There is some sympathy in the Congress for reviving the Fairness Doctrine from Senators John Kerry and Dick Durbin and Representatives John Dingell, Dennis Kucinich, and Louise Slaughter. And, in his confirmation hearings Attorney General-designate Eric Holder would not give a straight answer on whether he supports it.
Proponents say this is about fairness, and will try to substantiate that claim by saying that radio airwaves belong to the public and the government has an obligation to see that there is political balance. But commercial broadcasters are private businesses, not government information agents. This is an effort to silence dissenting voices and replace the people’s judgment and free choice with the judgment of the politicians in Washington.
By imposing the Fairness Doctrine on commercial talk radio after the public has made its programming choices, our government is replacing the judgment of listeners with the judgment of Washington politicians.
But Americans can think for themselves; they don’t need a bunch of politicians telling them what they should like or what they can listen to. And more important, the federal government has no business sticking its nose into commercial radio.

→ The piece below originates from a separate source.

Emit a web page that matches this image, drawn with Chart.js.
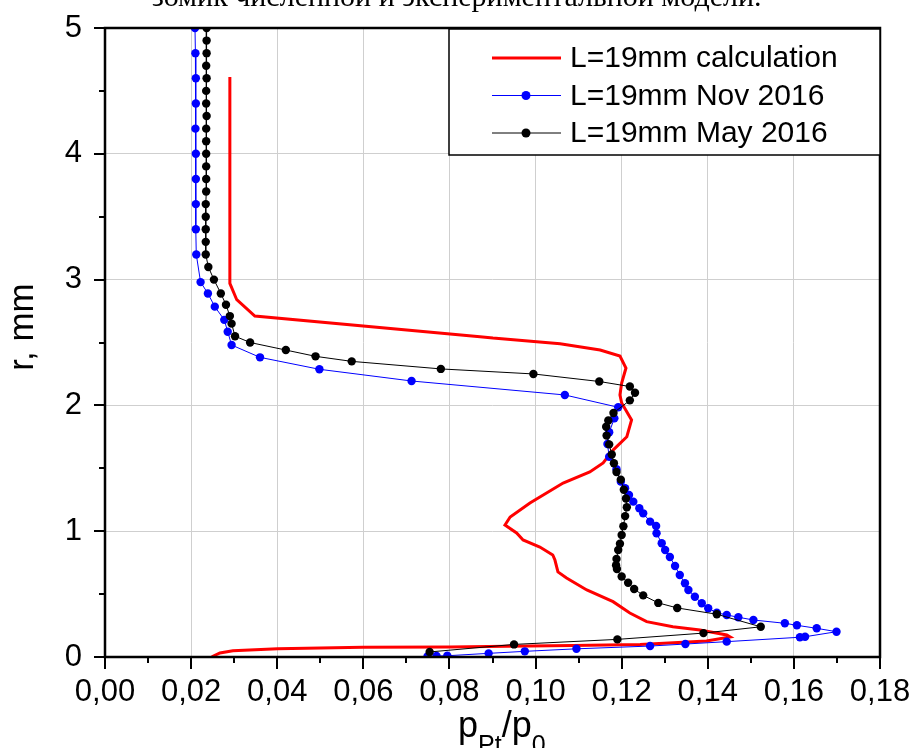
<!DOCTYPE html>
<html>
<head>
<meta charset="utf-8">
<script src="https://cdn.jsdelivr.net/npm/chart.js@4.4.0/dist/chart.umd.min.js"></script>
<style>
html, body { margin: 0; padding: 0; background: #fff; overflow: hidden; }
#wrap { position: relative; width: 917px; height: 748px; }
#chart { position: absolute; left: 0; top: 0; }
#cap { position: absolute; left: 152px; top: -19px; font: 30px/30px "Liberation Serif", serif; white-space: nowrap; color: #000; }
</style>
</head>
<body>
<div id="wrap">
<canvas id="chart" width="917" height="748"></canvas>
<div id="cap">зомик численной и экспериментальной модели.</div>
</div>
<script>
const labels = ['L=19mm calculation', 'L=19mm Nov 2016', 'L=19mm May 2016'];

const calcX = [0.0290, 0.0290, 0.0306, 0.0348, 0.0871, 0.0901, 0.1057, 0.1150, 0.1196, 0.1210, 0.1200, 0.1196,
    0.1200, 0.1223, 0.1212, 0.1180, 0.1157, 0.1126, 0.1064, 0.0987, 0.0941, 0.0929, 0.0956, 0.0971, 0.1010,
    0.1040, 0.1045, 0.1052, 0.1072, 0.1119, 0.1180, 0.1219, 0.1258, 0.1319, 0.1382, 0.1444, 0.1452, 0.1397,
    0.1243, 0.1087, 0.0934, 0.0801, 0.0599, 0.0401, 0.0297, 0.0267, 0.0248];
const calcY = [4.61, 2.97, 2.84, 2.71, 2.546, 2.535, 2.49, 2.44, 2.393, 2.297, 2.178, 2.083,
    2.019, 1.884, 1.751, 1.645, 1.542, 1.471, 1.383, 1.224, 1.113, 1.049, 0.986, 0.930, 0.874,
    0.811, 0.771, 0.676, 0.628, 0.533, 0.440, 0.350, 0.281, 0.241, 0.215, 0.175, 0.159, 0.127,
    0.099, 0.091, 0.085, 0.080, 0.077, 0.066, 0.050, 0.032, 0.002];

const novX = [0.0209, 0.0210, 0.0211, 0.0211, 0.0210, 0.0211, 0.0211, 0.0211, 0.0211, 0.0212,
    0.0222, 0.0239, 0.0255, 0.0277, 0.0285, 0.0294, 0.0360, 0.0498, 0.0712, 0.1068, 0.1192,
    0.1183, 0.1171, 0.1167, 0.1171, 0.1188, 0.1198, 0.1208, 0.1217, 0.1227, 0.1241, 0.1250,
    0.1266, 0.1280, 0.1281, 0.1293, 0.1301, 0.1312, 0.1324, 0.1335, 0.1347, 0.1355, 0.1370,
    0.1386, 0.1401, 0.1421, 0.1444, 0.1471, 0.1506, 0.1579, 0.1607, 0.1653, 0.1699, 0.1626,
    0.1614, 0.1444, 0.1348, 0.1266, 0.1095, 0.0975, 0.0891, 0.0795, 0.0770, 0.0749];
const novY = [5.0, 4.8, 4.6, 4.4, 4.2, 4.0, 3.8, 3.6, 3.4, 3.2,
    2.98, 2.89, 2.785, 2.68, 2.586, 2.48, 2.382, 2.287, 2.194, 2.083, 1.985,
    1.897, 1.786, 1.693, 1.592, 1.492, 1.394, 1.341, 1.288, 1.235, 1.182, 1.142,
    1.076, 1.041, 0.983, 0.904, 0.851, 0.795, 0.723, 0.652, 0.586, 0.533, 0.479,
    0.427, 0.387, 0.352, 0.334, 0.316, 0.294, 0.268, 0.252, 0.228, 0.201, 0.161,
    0.157, 0.122, 0.103, 0.087, 0.065, 0.045, 0.029, 0.010, 0.008, 0.004];

const mayX = [0.0236, 0.0236, 0.0236, 0.0235, 0.0236, 0.0235, 0.0235, 0.0236, 0.0235, 0.0235,
    0.0235, 0.0235, 0.0235, 0.0235, 0.0234, 0.0234, 0.0234, 0.0234, 0.0234, 0.0240, 0.0253,
    0.0269, 0.0281, 0.0290, 0.0294, 0.0302, 0.0337, 0.0420, 0.0489, 0.0573, 0.0780, 0.0995,
    0.1148, 0.1219, 0.1231, 0.1219, 0.1181, 0.1169, 0.1164, 0.1165, 0.1171, 0.1177, 0.1182,
    0.1188, 0.1198, 0.1205, 0.1210, 0.1212, 0.1208, 0.1204, 0.1200, 0.1196, 0.1192, 0.1188,
    0.1187, 0.1189, 0.1200, 0.1215, 0.1229, 0.1250, 0.1285, 0.1329, 0.1421, 0.1523, 0.1390,
    0.1190, 0.0950, 0.0754];
const mayY = [5.0, 4.9, 4.8, 4.7, 4.6, 4.5, 4.4, 4.3, 4.2, 4.1,
    4.0, 3.9, 3.8, 3.7, 3.6, 3.5, 3.4, 3.3, 3.2, 3.10, 3.00,
    2.89, 2.80, 2.71, 2.65, 2.55, 2.50, 2.44, 2.39, 2.35, 2.29, 2.25,
    2.19, 2.15, 2.10, 2.04, 1.94, 1.88, 1.83, 1.76, 1.69, 1.61, 1.54,
    1.47, 1.41, 1.33, 1.26, 1.19, 1.12, 1.04, 0.97, 0.90, 0.85, 0.78,
    0.73, 0.70, 0.64, 0.59, 0.54, 0.49, 0.43, 0.39, 0.34, 0.24, 0.19,
    0.14, 0.10, 0.04];

function toPoints(xs, ys) {
    let data = [];
    for (let i = 0; i < xs.length; i++) {
        data.push({x: xs[i], y: ys[i]});
    }
    return data;
}

const fontName = '"Liberation Sans", Arial, sans-serif';

// frame, minor ticks, axis titles and legend box (Origin style)
let originDecor = {
    id: 'originDecor',
    afterDraw(chart) {
        let ctx = chart.ctx;
        let a = chart.chartArea;
        let sx = chart.scales.x;
        let sy = chart.scales.y;
        ctx.save();
        ctx.strokeStyle = '#000';
        ctx.lineWidth = 2;
        for (let i = 0; i <= 18; i++) {
            let px = Math.round(sx.getPixelForValue(i / 100));
            let len = i % 2 === 0 ? 12 : 6;
            ctx.beginPath();
            ctx.moveTo(px, a.bottom);
            ctx.lineTo(px, a.bottom + len);
            ctx.stroke();
        }
        for (let i = 0; i <= 10; i++) {
            let py = Math.round(sy.getPixelForValue(i / 2));
            let len = i % 2 === 0 ? 11 : 6;
            ctx.beginPath();
            ctx.moveTo(a.left - len, py);
            ctx.lineTo(a.left, py);
            ctx.stroke();
        }
        ctx.lineWidth = 2.5;
        ctx.strokeRect(a.left, a.top, a.right - a.left, a.bottom - a.top);

        // legend
        let lx = a.right - 431, ly = a.top + 1, lw = 431, lh = 126;
        ctx.fillStyle = '#fff';
        ctx.fillRect(lx, ly, lw, lh);
        ctx.lineWidth = 1.5;
        ctx.strokeRect(lx, ly, lw, lh);
        ctx.font = '30px ' + fontName;
        ctx.textBaseline = 'middle';
        ctx.textAlign = 'left';
        chart.data.datasets.forEach((ds, i) => {
            let y = ly + 29 + i * 37.5;
            ctx.strokeStyle = ds.borderColor;
            ctx.lineWidth = ds.borderWidth;
            ctx.beginPath();
            ctx.moveTo(lx + 43, y);
            ctx.lineTo(lx + 112, y);
            ctx.stroke();
            if (ds.pointRadius > 0) {
                ctx.fillStyle = ds.pointBackgroundColor;
                ctx.beginPath();
                ctx.arc(lx + 77, y, 4.5, 0, Math.PI * 2);
                ctx.fill();
            }
            ctx.fillStyle = '#000';
            ctx.fillText(ds.label, lx + 121, y + 1);
        });

        // y title
        ctx.fillStyle = '#000';
        ctx.save();
        ctx.translate(33, 327);
        ctx.rotate(-Math.PI / 2);
        ctx.font = '35px ' + fontName;
        ctx.textAlign = 'center';
        ctx.textBaseline = 'alphabetic';
        ctx.fillText('r, mm', 0, 0);
        ctx.restore();

        // x title p_Pt / p_0
        ctx.textAlign = 'left';
        ctx.textBaseline = 'alphabetic';
        let big = '36px ' + fontName, small = '25px ' + fontName;
        let x = 458, base = 737, sub = 753;
        ctx.font = big; ctx.fillText('p', x, base); x += ctx.measureText('p').width;
        ctx.font = small; ctx.fillText('Pt', x, sub); x += ctx.measureText('Pt').width;
        ctx.font = big; ctx.fillText('/p', x, base); x += ctx.measureText('/p').width;
        ctx.font = small; ctx.fillText('0', x, sub);
        ctx.restore();
    }
};

let ctx = document.getElementById('chart').getContext('2d');
let chart = new Chart(ctx, {
    type: 'scatter',
    data: {
        datasets: [
            {
                label: labels[0],
                data: toPoints(calcX, calcY),
                showLine: true,
                borderColor: 'rgb(255,0,0)',
                backgroundColor: 'rgb(255,0,0)',
                pointBackgroundColor: 'rgb(255,0,0)',
                borderWidth: 3,
                pointRadius: 0,
                order: 3
            },
            {
                label: labels[1],
                data: toPoints(novX, novY),
                showLine: true,
                borderColor: 'rgb(0,0,255)',
                backgroundColor: 'rgb(0,0,255)',
                pointBackgroundColor: 'rgb(0,0,255)',
                pointBorderWidth: 0,
                borderWidth: 1,
                pointRadius: 4.2,
                order: 2
            },
            {
                label: labels[2],
                data: toPoints(mayX, mayY),
                showLine: true,
                borderColor: 'rgb(0,0,0)',
                backgroundColor: 'rgb(0,0,0)',
                pointBackgroundColor: 'rgb(0,0,0)',
                pointBorderWidth: 0,
                borderWidth: 1,
                pointRadius: 4.2,
                order: 1
            }
        ]
    },
    options: {
        responsive: false,
        animation: false,
        devicePixelRatio: 1,
        layout: {padding: {top: 28, right: 37, left: 0, bottom: 0}},
        plugins: {
            legend: {display: false},
            tooltip: {enabled: false}
        },
        scales: {
            x: {
                type: 'linear',
                min: 0,
                max: 0.18,
                border: {display: false},
                grid: {color: '#cfcfcf', lineWidth: 1, drawTicks: false},
                ticks: {
                    stepSize: 0.02,
                    autoSkip: false,
                    maxRotation: 0,
                    minRotation: 0,
                    padding: 17,
                    color: '#000',
                    font: {family: fontName, size: 31},
                    callback: (v) => v.toFixed(2).replace('.', ',')
                },
                afterFit: (s) => { s.height = 91; s.paddingLeft = 0; s.paddingRight = 0; }
            },
            y: {
                type: 'linear',
                min: 0,
                max: 5,
                border: {display: false},
                grid: {color: '#cfcfcf', lineWidth: 1, drawTicks: false},
                ticks: {
                    stepSize: 1,
                    padding: 23,
                    color: '#000',
                    font: {family: fontName, size: 31},
                    callback: (v) => String(v)
                },
                afterFit: (s) => { s.width = 105; s.paddingTop = 0; s.paddingBottom = 0; }
            }
        }
    },
    plugins: [originDecor]
});
</script>
</body>
</html>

By providing people what they want, businesses of all types succeed where their competitors who do not provide customers what they want fail. This is how the free market works. If a successful business model has to be modified because of a government edict to include programming that has proven unsuccessful, AM radio operators can count on advertising income dropping, putting their businesses in jeopardy.
If Big Brother insists on trying to impose “fairness” on AM radio, it had better also get to work on NBC, ABC, CBS, MSNBC, and, of course, National Public Radio.